I’m reminded often of an essay by Maria Popova. She writes on the beginning of Brain Pickings, her literary lifework in which she unpicks the well-lived life through the voices of our greatest writers.

‘What I was learning at night and on weekends, at the library and on the internet — from Plato to pop art — felt too uncontainably interesting to keep to myself, so I decided to begin sharing these private adventures with my colleagues at one of my jobs. On October 23, 2006, Brain Pickings was born as a plain-text email to seven friends. Halfway through my senior year of college, juggling my various jobs and academic course load, I took a night class to learn coding and turned the short weekly email into a sparse website, which I updated manually every Friday, then, eventually, every weekday.

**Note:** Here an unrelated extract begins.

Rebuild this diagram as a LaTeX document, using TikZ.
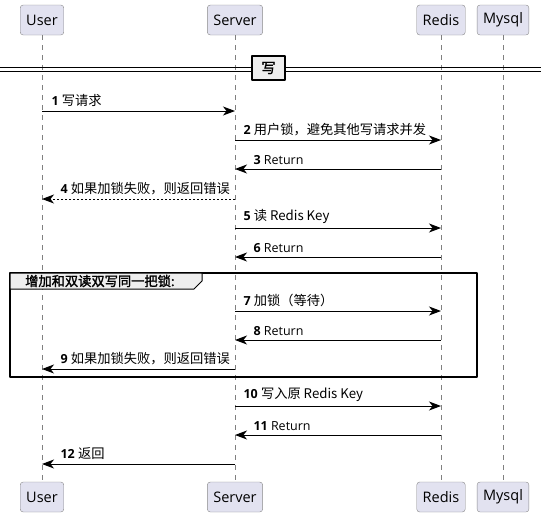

‘The site grew as I grew — an unfolding record of my intellectual, creative, and spiritual development. At the time, I had no idea that this small labor of love and learning would animate me with a sense of purpose and become both my life and my living, nor that its seven original readers would swell into several million. I had no idea that this eccentric personal record, which I began keeping in the city where Benjamin Franklin founded the first subscription library in America, would one day be included in the Library of Congress archive of “materials of historical importance.”

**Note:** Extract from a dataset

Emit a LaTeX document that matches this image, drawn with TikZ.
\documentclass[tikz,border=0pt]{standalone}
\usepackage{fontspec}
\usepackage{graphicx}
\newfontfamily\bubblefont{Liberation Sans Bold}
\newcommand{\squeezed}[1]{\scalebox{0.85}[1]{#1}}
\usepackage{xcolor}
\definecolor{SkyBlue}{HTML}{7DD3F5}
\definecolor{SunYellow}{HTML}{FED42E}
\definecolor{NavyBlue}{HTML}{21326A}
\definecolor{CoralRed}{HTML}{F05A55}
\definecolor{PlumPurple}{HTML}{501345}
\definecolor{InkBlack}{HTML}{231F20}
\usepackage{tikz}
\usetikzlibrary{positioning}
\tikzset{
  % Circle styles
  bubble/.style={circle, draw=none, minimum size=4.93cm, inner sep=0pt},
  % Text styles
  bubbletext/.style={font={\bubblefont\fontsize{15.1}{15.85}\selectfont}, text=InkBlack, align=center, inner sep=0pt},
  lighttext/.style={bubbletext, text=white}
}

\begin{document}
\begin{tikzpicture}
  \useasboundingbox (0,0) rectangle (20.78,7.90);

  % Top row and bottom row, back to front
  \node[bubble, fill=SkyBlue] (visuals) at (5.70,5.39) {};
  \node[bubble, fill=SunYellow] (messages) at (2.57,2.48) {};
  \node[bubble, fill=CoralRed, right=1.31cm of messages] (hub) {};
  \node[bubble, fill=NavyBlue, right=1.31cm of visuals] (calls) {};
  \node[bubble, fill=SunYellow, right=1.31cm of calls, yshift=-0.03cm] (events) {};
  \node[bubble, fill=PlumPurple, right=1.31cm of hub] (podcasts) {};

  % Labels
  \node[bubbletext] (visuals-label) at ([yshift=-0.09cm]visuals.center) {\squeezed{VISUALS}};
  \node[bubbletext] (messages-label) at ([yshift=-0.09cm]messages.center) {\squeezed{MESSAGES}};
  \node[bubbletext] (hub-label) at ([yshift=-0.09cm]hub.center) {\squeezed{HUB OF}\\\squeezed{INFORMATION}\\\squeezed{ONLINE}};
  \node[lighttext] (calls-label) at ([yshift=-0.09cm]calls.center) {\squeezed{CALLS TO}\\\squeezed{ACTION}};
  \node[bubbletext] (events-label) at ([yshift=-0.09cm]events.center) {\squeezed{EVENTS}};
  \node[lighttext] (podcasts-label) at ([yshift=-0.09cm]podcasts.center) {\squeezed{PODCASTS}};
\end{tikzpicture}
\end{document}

‘And now, somehow, a decade has elapsed.’

I’m fond of Popova’s words because ZO has grown out of a desire to form an ‘eccentric record’ of the work of the people around me. It’s a snapshot of the creative state of our portion of the world; a slice of time and space that’s small, to be sure, but as precious as any other.

But Popova’s experience also gifts perspective. When work seems woeful, it helps to look at your life from the wrong end, to imagine yourself in the future echoing her words with astonished finality: ‘And now, somehow, a decade has elapsed.’ Or perhaps the first lines of Cleopatra’s Hair Clip:

Hasn’t it been forever? I could have sworn I saw
the end of the world and its new beginning.

What happened between the end of the world and the beginning? What will we have to show for the decade that has passed? How have we spent our days, and our lives?


At times throughout the making of this magazine (and every other creative project I’ve worked on), I’ve thought about quitting, for a day or a week or forever.

Every time, as I’m reminded of my own lazy unwillingness – prompted as often by fear of failure as fear of work – I think about the people whose work I enjoy. I think of the lazy unwillingness they might also have felt, sitting in their brain like a shitty co-pilot.

I think of the works that have changed me, and recognise that all of these were work: Adrienne Rich’s The Dream of a Common Language, Cheryl Strayed’s essays on the death of her mother, the Pratchett books I read as a child that taught me how to think. Where would I be without them? Without the love-labours of others, what would I be?

If there’s even a chance that our work could move, inspire, console or entertain someone, somewhere, even for a moment – isn’t it worth it? How can we not work?

Every worthwhile thing started as a ‘to do’ that wouldn’t go away. Everything beautiful came from a seed, hardy and persistent, that refused to stagnate. There is no point trying to look around your biggest ideas. They draw in your light like a black hole until you can’t see anything else.


Fortunately for all of us who are just beginning, there’s another essential truth in the dialogue of work: it’s worth it. For the satisfaction of seeing our muddled minds laid out clear on a page or a screen or a stage. The satisfaction of finding our work a little bit beautiful, or useful, or funny, or true. The satisfaction of having grown something, something from nothing. That’s why we work.

The reality that our passions can feel like a burden is a simple fact of human nature. We’re small, fallible, easily-distracted animals with enormous dreams and often very little in the way of resources, time or luck. A talent can sometimes feel like a responsibility. The things that we care most about are made all the more difficult by that care. (Thomas Mann: ‘a writer is someone for whom writing is more difficult than it is for other people.’)

But the pressure we put on ourselves and our work to be perfect before we share it, to iron out every crease before putting on the shirt, leaves us shirtless as often as spotless. To paraphrase Frank O’Hara, the poem is as much between two persons as two pages. There’s no joy or movement or dialogue in work that’s never shared.

And as much as the internet loves to remind us not to compare our Chapter One to someone else’s Chapter Ten, it’s rarely acknowledged that this would be easier if we could have a peek at Chapter Two, Five or Nine.

That’s why this magazine is concerned with work: it’s a loving (and nosy) look at what we’re doing, what we’ve done, what keeps us up at night.

I’m endlessly grateful for the opportunity to showcase our contributors and the work they do in ZO. Thank you to our featured illustrator Emily Wylde, kitchen poet Maria Harper, photographer and zine-maker Louis Brown, nouveau curator Isabella Shields, Hawaiian honeys Jeff Kaneta and Terri Lee, Dukebox showrunner Robbie Orr, the indescribable Vox Pop trio, and most of all, to my non-shitty co-pilot and co-editor Heather O’Donnell. I couldn’t have asked for a better bunch of beginners.

This magazine is what I bring to the table – the idea that wouldn’t go away no matter how much internet I browsed or how much actual-paid-work I had to do. It’s based solely on a love of, and respect for, other people’s work.

I love seeing creative projects come together. I love people who had an idea, and ran with it, and did the work. More than that, I love the people who share their work, even though they’re not at Chapter 10. Even though they’re not sure. Because the work is more important than their ego. Because you have to start running if you want to race.

This is all to say: this magazine is concerned with beginnings. Not the seed, but the sapling that grows – unsteady, but reaching high.